It is well established that women are happy to read novels written by men but that male readers rarely extend a reciprocal courtesy. The late Mo Hayder is a case in point, since despite the extraordinary sales of the novels she wrote before her premature death in 2021, her fan base remains overwhelmingly female. It may be that the extreme violence often found in her books (‘lurid’ would not be unfair) strikes men as a trespass on what has traditionally been a male preserve. Whatever the reason, male reviewers tended to shy away – I know that, since I was one of them.
Yet just ten pages into Bonehead, her posthumously published novel, I found myself completely drawn into Hayder’s story and the haunted creepy world it depicts. Alex Mullins is a young policewoman who, after time in London spent with the Met, has come home to Gloucestershire to work locally and live with her mother.
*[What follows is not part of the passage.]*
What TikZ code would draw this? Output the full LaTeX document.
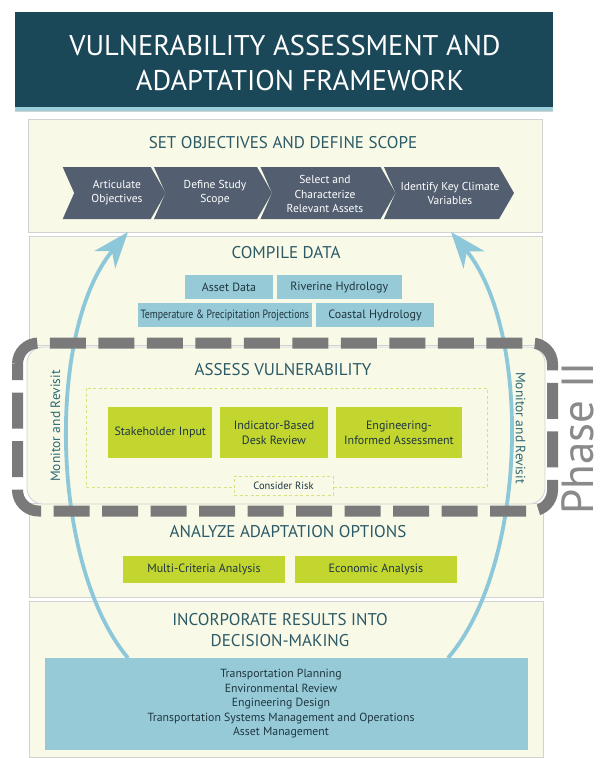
\documentclass[tikz,border=0pt]{standalone}
\usepackage{fontspec}
\setmainfont{PT Sans}
\usetikzlibrary{arrows.meta}

\definecolor{bannerc}{HTML}{1B4858}
\definecolor{stripec}{HTML}{9DCFDA}
\definecolor{creamc}{HTML}{F8F9E6}
\definecolor{panelline}{HTML}{D2D2D2}
\definecolor{headc}{HTML}{2C5A67}
\definecolor{chevc}{HTML}{535F70}
\definecolor{bluec}{HTML}{97CAD7}
\definecolor{greenc}{HTML}{C3D62F}
\definecolor{inkc}{HTML}{1E3640}
\definecolor{loopc}{HTML}{8DC8DA}
\definecolor{dashc}{HTML}{7A7A7A}
\definecolor{phasec}{HTML}{8A8A8A}
\definecolor{monc}{HTML}{2E6977}
\definecolor{dotgreen}{HTML}{D6E27E}

\newcommand{\fsz}[1]{\fontsize{#1}{1.22\dimexpr#1pt\relax}\selectfont}

\tikzset{
  panel/.style={fill=creamc, draw=panelline, line width=0.8pt},
  heading/.style={text=headc, font=\fsz{17}, align=center},
  chevron/.style={fill=chevc, draw=none},
  chevtext/.style={text=white, font=\fsz{11.5}, align=center, inner sep=0pt},
  databox/.style={fill=bluec, draw=none, text=inkc, font=\fsz{12}, inner sep=0pt},
  optbox/.style={fill=greenc, draw=none, text=inkc, font=\fsz{12}, align=center, inner sep=0pt},
  looparrow/.style={draw=loopc, line width=3.8pt,
    -{Stealth[length=36pt, width=27pt, inset=11pt, fill=loopc]}},
  monitor/.style={text=monc, font=\fsz{13.5}, inner sep=0pt},
}

\begin{document}
\begin{tikzpicture}[x=1pt, y=-1pt]
\useasboundingbox (0,0) rectangle (602,758);
\fill[white] (0,0) rectangle (602,758);

% title banner
\fill[bannerc] (15,12) rectangle (553,107);
\fill[stripec] (15,107) rectangle (553,111);
\draw[panelline, line width=0.8pt] (15,111.5) -- (553,111.5);
\node[text=white, font=\fsz{28.5}, inner sep=0pt] (title1) at (285,46) {VULNERABILITY ASSESSMENT AND};
\node[text=white, font=\fsz{28.5}, inner sep=0pt] (title2) at (300,81) {ADAPTATION FRAMEWORK};

% stage panels
\draw[panel] (28,119) rectangle (542,232);
\draw[panel] (29,236) rectangle (542,345);
\draw[panel] (29,503) rectangle (543,597);
\draw[panel] (29,601) rectangle (543,757);
\draw[panel, rounded corners=16pt] (27,347) rectangle (545,504);

% 1. objectives and scope
\node[heading] (h1) at (283,143) {SET OBJECTIVES AND DEFINE SCOPE};
\foreach \xl/\xr in {62.7/150.7, 154/257, 260.5/380.5, 384/499}{
  \fill[chevron] (\xl,167) -- (\xr,167) -- (\xr+15,193) -- (\xr,219)
                 -- (\xl,219) -- (\xl+11.5,193) -- cycle;
}
\node[chevtext] (c1) at (117,193) {Articulate\\Objectives};
\node[chevtext] (c2) at (215,193) {Define Study\\Scope};
\node[chevtext] (c3) at (325,194) {Select and\\Characterize\\Relevant Assets};
\node[chevtext] (c4) at (450,193) {Identify Key Climate\\Variables};

% 2. compile data
\node[heading] (h2) at (286,253) {COMPILE DATA};
\node[databox, minimum width=87.7pt, minimum height=24.3pt] (asset) at (229,287.2) {Asset Data};
\node[databox, minimum width=125pt, minimum height=24.3pt] (river) at (339.2,287.2) {Riverine Hydrology};
\node[databox, minimum width=173.7pt, minimum height=24.6pt] (temp) at (224.9,315)
  {\scalebox{0.82}[1]{Temperature \& Precipitation Projections}};
\node[databox, minimum width=118pt, minimum height=24.6pt] (coast) at (375,315) {Coastal Hydrology};

% 3. assess vulnerability
\node[heading] (h3) at (283,370) {ASSESS VULNERABILITY};
\draw[dotgreen, line width=0.9pt, dash pattern=on 3pt off 2.5pt] (86,388) rectangle (487,487);
\node[optbox, minimum width=104pt, minimum height=51.5pt] (stake) at (160.3,432.7) {Stakeholder Input};
\node[optbox, minimum width=108pt, minimum height=51.5pt] (desk) at (274,432.7) {Indicator-Based\\Desk Review};
\node[optbox, minimum width=126pt, minimum height=51.5pt] (eng) at (399,432.7) {Engineering-\\Informed Assessment};
\node[fill=creamc, draw=dotgreen, line width=0.9pt, dash pattern=on 3pt off 2.5pt,
      minimum width=99pt, minimum height=19pt, inner sep=0pt, text=inkc, font=\fsz{10.5}]
  (risk) at (283.5,485.5) {Consider Risk};

% 4. adaptation options
\node[heading] (h4) at (288,532) {ANALYZE ADAPTATION OPTIONS};
\node[optbox, minimum width=162pt, minimum height=27.5pt] (mca) at (204,569.5) {Multi-Criteria Analysis};
\node[optbox, minimum width=162pt, minimum height=27.5pt] (eca) at (376,569.5) {Economic Analysis};

% 5. decision-making
\node[heading] (h5) at (280,630) {INCORPORATE RESULTS INTO\\DECISION-MAKING};
\node[fill=bluec, minimum width=483pt, minimum height=92pt, inner sep=0pt] (dm) at (286.5,704) {};
\node[text=inkc, font=\fontsize{11.8}{14.5}\selectfont, align=center, inner sep=0pt] (uses) at (281,704)
  {Transportation Planning\\Environmental Review\\Engineering Design\\Transportation Systems Management and Operations\\Asset Management};

% monitor-and-revisit loop
\coordinate (lstart) at (128,658);
\coordinate (lend) at (128,232);
\coordinate (rstart) at (448,658);
\coordinate (rend) at (451,232);
\draw[looparrow] (lstart) .. controls (50,565) and (46,330) .. (lend);
\draw[looparrow] (rstart) .. controls (528,565) and (532,330) .. (rend);
\node[monitor, rotate=90] (monl) at (55.5,426) {Monitor and Revisit};
\node[monitor, rotate=-90] (monr) at (520.5,428) {Monitor and Revisit};

% phase II outline
\draw[dashc, line width=11pt, rounded corners=21pt, dash pattern=on 36pt off 12.5pt, dash phase=20pt]
  (17.5,343) rectangle (552.5,511);
\node[text=phasec, font=\fsz{45}, rotate=90, inner sep=0pt] (phase) at (577.5,438.5) {Phase II};
\end{tikzpicture}
\end{document}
She also hopes to shed the inner demons triggered by a terrible accident two years earlier. A coach carrying former students on a class reunion swerved off the road into deep water, and most of the occupants drowned. Alex, though injured, was one of only seven survivors, along with her close friend Aaron, who has also joined the police. What haunts Alex, and brings her back to work in the countryside, is the image of a female figure she is convinced she saw on the road just before the coach’s fatal swerve.
The novel is told unusually – through the first-person voice of Alex that alternates with the third-person viewpoint of Aaron’s mother, Maryam.